What is Natural Language Processing (NLP)?
Natural Language Processing (NLP) is the field of artificial intelligence focused on enabling computers to understand, interpret, generate, and reason about human language — in both text and speech form.
Natural Language Processing (NLP): Full Explanation
Natural Language Processing (NLP) is one of the oldest and most practically impactful areas of AI. For decades before LLMs existed, NLP powered email spam filters, sentiment analysis tools, machine translation, and speech recognition. Today, NLP is the foundation on which LLMs are built — and the two terms are increasingly used together.
NLP encompasses a wide range of tasks: Named Entity Recognition (identifying people, organisations, and places in text), Sentiment Analysis (determining whether text expresses positive, negative, or neutral sentiment), Text Classification, Machine Translation, Summarisation, Question Answering, and Intent Detection.
The LLM revolution has transformed NLP: tasks that previously required custom model training for each specific task can now be performed by a single general-purpose LLM with appropriate prompting. But specialised NLP models still outperform LLMs in narrow, high-volume tasks where inference speed and cost matter.
Key Facts About Natural Language Processing (NLP)
- ✓NLP is the broader field; LLMs are the most powerful recent class of NLP models.
- ✓Common NLP tasks: sentiment analysis, named entity recognition, classification, summarisation, translation, and intent detection.
- ✓NLP is already embedded in products you use: Google Search, Gmail auto-reply, Alexa/Siri, and customer service chatbots.
- ✓Transformer architecture (2017) was the breakthrough that enabled both modern NLP models and LLMs.
- ✓Specialised NLP models still outperform general LLMs on narrow, high-volume tasks where speed and cost matter.
- ✓India-specific NLP challenges include multilingual support (22 official languages), code-switching (Hindi-English mixing), and transliteration.
Real-World Example: Banking & Financial Services
A private bank deployed NLP models across two processes: (1) Sentiment analysis on customer service call transcripts, flagging dissatisfied customers within 30 minutes for proactive outreach — reducing escalation rates by 28%. (2) Regulatory document parsing — extracting obligation dates and compliance thresholds from RBI circulars automatically, reducing compliance analyst review time by 60%.
Frequently Asked Questions
What is the difference between NLP and LLMs?
NLP is the broad field covering all techniques for processing human language with computers. LLMs are a specific, very powerful class of NLP models. All LLMs do NLP, but NLP includes many other approaches (rule-based systems, classical ML models) that predate and complement LLMs.
Is sentiment analysis still relevant in the age of ChatGPT?

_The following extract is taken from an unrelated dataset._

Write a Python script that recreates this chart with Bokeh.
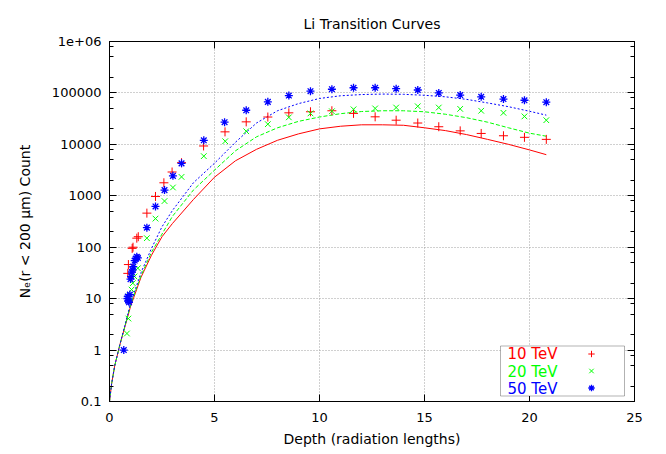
from bokeh.plotting import figure
from bokeh.models import (FixedTicker, LogAxis, LinearAxis, Legend, LegendItem,
                          Label, BoxAnnotation, Range1d)
from bokeh.embed import file_html
from bokeh.resources import INLINE

title = "Li Transition Curves"
x_label = "Depth (radiation lengths)"
y_label = "N\u2091(r < 200 \u00b5m) Count"
series_names = ["10 TeV", "20 TeV", "50 TeV"]
series_colors = ["#ff0000", "#00ff00", "#0000ff"]

x_ticks = [0, 5, 10, 15, 20, 25]
y_ticks = [0.1, 1, 10, 100, 1000, 10000, 100000, 1000000]
y_tick_labels = ["0.1", "1", "10", "100", "1000", "10000", "100000", "1e+06"]
y_minor_mult = [2, 5, 8]

# measured points
x_10 = [0.87, 0.90, 1.08, 1.12, 1.30, 1.37, 1.78, 2.19, 2.59, 2.98, 3.43, 4.48,
        5.50, 6.51, 7.54, 8.54, 9.57, 10.59, 11.62, 12.65, 13.65, 14.68, 15.68,
        16.70, 17.70, 18.76, 19.76, 20.80]
y_10 = [31, 46, 95, 100, 150, 160, 460, 970, 1790, 2900, 4400, 9300,
        17500, 27400, 34000, 41000, 43000, 45000, 40000, 34300, 29500, 26000, 22000,
        18300, 16300, 14700, 13700, 12500]

x_20 = [0.83, 0.90, 0.97, 1.05, 1.11, 1.19, 1.35, 1.78, 2.19, 2.62, 3.02, 3.43,
        4.49, 5.51, 6.51, 7.54, 8.54, 9.57, 10.59, 11.62, 12.65, 13.65, 14.68,
        15.68, 16.70, 17.70, 18.76, 19.76, 20.80]
y_20 = [2.1, 4.1, 11, 15, 20, 27, 39, 150, 360, 790, 1450, 2330,
        5900, 11500, 18000, 24700, 33500, 40000, 44000, 48000, 50000, 52000, 55000,
        52000, 49000, 45000, 41000, 35000, 29500]

x_50 = [0.68, 0.85, 0.87, 0.90, 0.93, 0.97, 1.00, 1.03, 1.07, 1.10, 1.13, 1.20,
        1.25, 1.30, 1.35, 1.78, 2.19, 2.62, 3.02, 3.43, 4.49, 5.48, 6.51, 7.54,
        8.54, 9.57, 10.59, 11.62, 12.65, 13.65, 14.68, 15.68, 16.70, 17.70, 18.76,
        19.76, 20.80]
y_50 = [1, 10, 11, 9, 8.5, 12, 24, 27, 33, 36, 42, 55,
        60, 65, 62, 240, 620, 1290, 2440, 4270, 12000, 27000, 46000, 67000,
        89000, 108000, 118000, 126000, 126000, 121000, 114000, 100000, 91000, 84000, 76000,
        72000, 66000]

# fitted curves
curve_x = [0, 0.1, 0.25, 0.5, 0.75, 1.0, 1.5, 2.0, 2.5, 3, 4, 5, 6, 7, 8, 9, 10,
           11, 12, 13, 14, 15, 16, 17, 18, 19, 20, 20.8]
curve_10 = [0.1, 0.22, 0.5, 1.3, 3.0, 7, 26, 70, 160, 290, 850, 2300, 4800, 8000,
            12000, 16000, 20000, 22500, 24000, 24000, 23500, 21000, 18500, 15500,
            12500, 10000, 7800, 6300]
curve_20 = [0.1, 0.22, 0.5, 1.3, 3.1, 7.5, 28, 80, 180, 400, 1300, 3150, 7500, 14000,
            21000, 28000, 34000, 39500, 43500, 45000, 45000, 43000, 38500, 33000,
            27000, 21000, 16500, 14400]
curve_50 = [0.1, 0.22, 0.5, 1.3, 3.2, 8, 32, 95, 250, 520, 1800, 4300, 11000, 26000,
            45000, 62000, 78000, 88000, 93000, 95000, 94000, 90000, 84000, 75000,
            64000, 54000, 44000, 37000]

FONT = "DejaVu Sans"

p = figure(width=658, height=451, x_range=Range1d(0, 25), y_range=Range1d(0.1, 1e6),
           y_axis_type="log", output_backend="svg", toolbar_location=None,
           title=title, min_border_left=109, min_border_right=24,
           min_border_top=41, min_border_bottom=50)
p.background_fill_color = "white"
p.border_fill_color = "white"
p.outline_line_color = "black"
p.outline_line_width = 1

p.title.align = "center"
p.title.text_font = FONT
p.title.text_font_size = "14px"
p.title.text_font_style = "normal"
p.title.text_color = "black"
p.title.standoff = 19

y_minor = [m * t for t in y_ticks[:-1] for m in y_minor_mult] + [0.1 * 5, 0.1 * 8]
y_minor = sorted(set(v for v in y_minor if 0.1 <= v <= 1e6))
yticker = FixedTicker(ticks=y_ticks, minor_ticks=y_minor)
xticker = FixedTicker(ticks=x_ticks, minor_ticks=[])


def style_axis(ax, labels=True):
    ax.axis_line_color = "black"
    ax.major_tick_line_color = "black"
    ax.minor_tick_line_color = "black"
    ax.major_tick_in = 7
    ax.major_tick_out = 0
    ax.minor_tick_in = 4
    ax.minor_tick_out = 0
    ax.major_label_text_font = FONT
    ax.major_label_text_font_size = "13px" if labels else "3px"
    ax.major_label_text_color = "black"
    if not labels:
        ax.major_label_text_alpha = 0
        ax.major_label_standoff = 0
    ax.axis_label_text_font = FONT
    ax.axis_label_text_font_size = "14px"
    ax.axis_label_text_font_style = "normal"
    ax.axis_label_text_color = "black"


p.xaxis.ticker = xticker
p.yaxis.ticker = yticker
p.yaxis.major_label_overrides = {t: s for t, s in zip(y_ticks, y_tick_labels)}
style_axis(p.xaxis[0])
style_axis(p.yaxis[0])
p.xaxis.axis_label = x_label
p.yaxis.axis_label = y_label
p.xaxis.major_label_standoff = 11
p.xaxis.axis_label_standoff = 6
p.yaxis.major_label_standoff = 8
p.yaxis.axis_label_standoff = 16

ax_top = LinearAxis(ticker=xticker)
style_axis(ax_top, labels=False)
ax_top.major_label_standoff = 5
p.add_layout(ax_top, "above")
ax_right = LogAxis(ticker=yticker)
style_axis(ax_right, labels=False)
p.add_layout(ax_right, "right")

for g in (p.xgrid[0], p.ygrid[0]):
    g.grid_line_color = "#a0a0a0"
    g.grid_line_dash = "1 2"
    g.grid_line_width = 1
p.xgrid.ticker = xticker
p.ygrid.ticker = yticker

# curves
p.line(curve_x, curve_10, line_color=series_colors[0], line_width=1)
p.line(curve_x, curve_20, line_color=series_colors[1], line_width=1, line_dash="4 2")
p.line(curve_x, curve_50, line_color=series_colors[2], line_width=1, line_dash="2 2")

# points
r10 = p.scatter(x_10, y_10, marker="cross", size=9, line_color=series_colors[0], line_width=1)
r20 = p.scatter(x_20, y_20, marker="x", size=8, line_color=series_colors[1], line_width=1)
r50 = p.scatter(x_50, y_50, marker="asterisk", size=8, line_color=series_colors[2], line_width=1.3)

# legend box (gnuplot style: label left, sample right)
box = BoxAnnotation(left=391, right=515, bottom=5.5, top=55.5,
                    left_units="screen", right_units="screen",
                    bottom_units="screen", top_units="screen",
                    fill_color="white", fill_alpha=1.0,
                    line_color="black", line_width=1)
p.add_layout(box)

legend = Legend(items=[LegendItem(label=" ", renderers=[r]) for r in (r10, r20, r50)],
                location=(474, 5), orientation="vertical",
                border_line_color=None, background_fill_alpha=0,
                padding=0, margin=0, spacing=0,
                glyph_width=16, glyph_height=17, label_height=17,
                label_standoff=0,
                label_text_font=FONT, label_text_font_size="12px")
p.add_layout(legend)

row_y = [47.5, 30.0, 13.0]
for name, col, yy in zip(series_names, series_colors, row_y):
    p.add_layout(Label(x=398, y=yy, x_units="screen", y_units="screen", text=name,
                       text_color=col, text_font=FONT, text_font_size="15px",
                       text_baseline="middle", text_align="left"))

open("out.html", "w").write(file_html(p, INLINE))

Yes. Specialised sentiment models trained on domain-specific data (product reviews, financial news, healthcare records) still outperform general LLMs for high-volume, narrow tasks in terms of accuracy, cost, and latency. LLMs are better for nuanced, context-rich sentiment interpretation.
Does NLP work for Indian languages?
Support for Indian languages in NLP has improved significantly. Google Translate, Azure Cognitive Services, and AWS Comprehend cover most major Indian languages. Multilingual LLMs like mBERT, IndicBERT, and recent GPT/Claude versions have reasonable but not perfect performance in Hindi, Tamil, Telugu, and other Indian languages.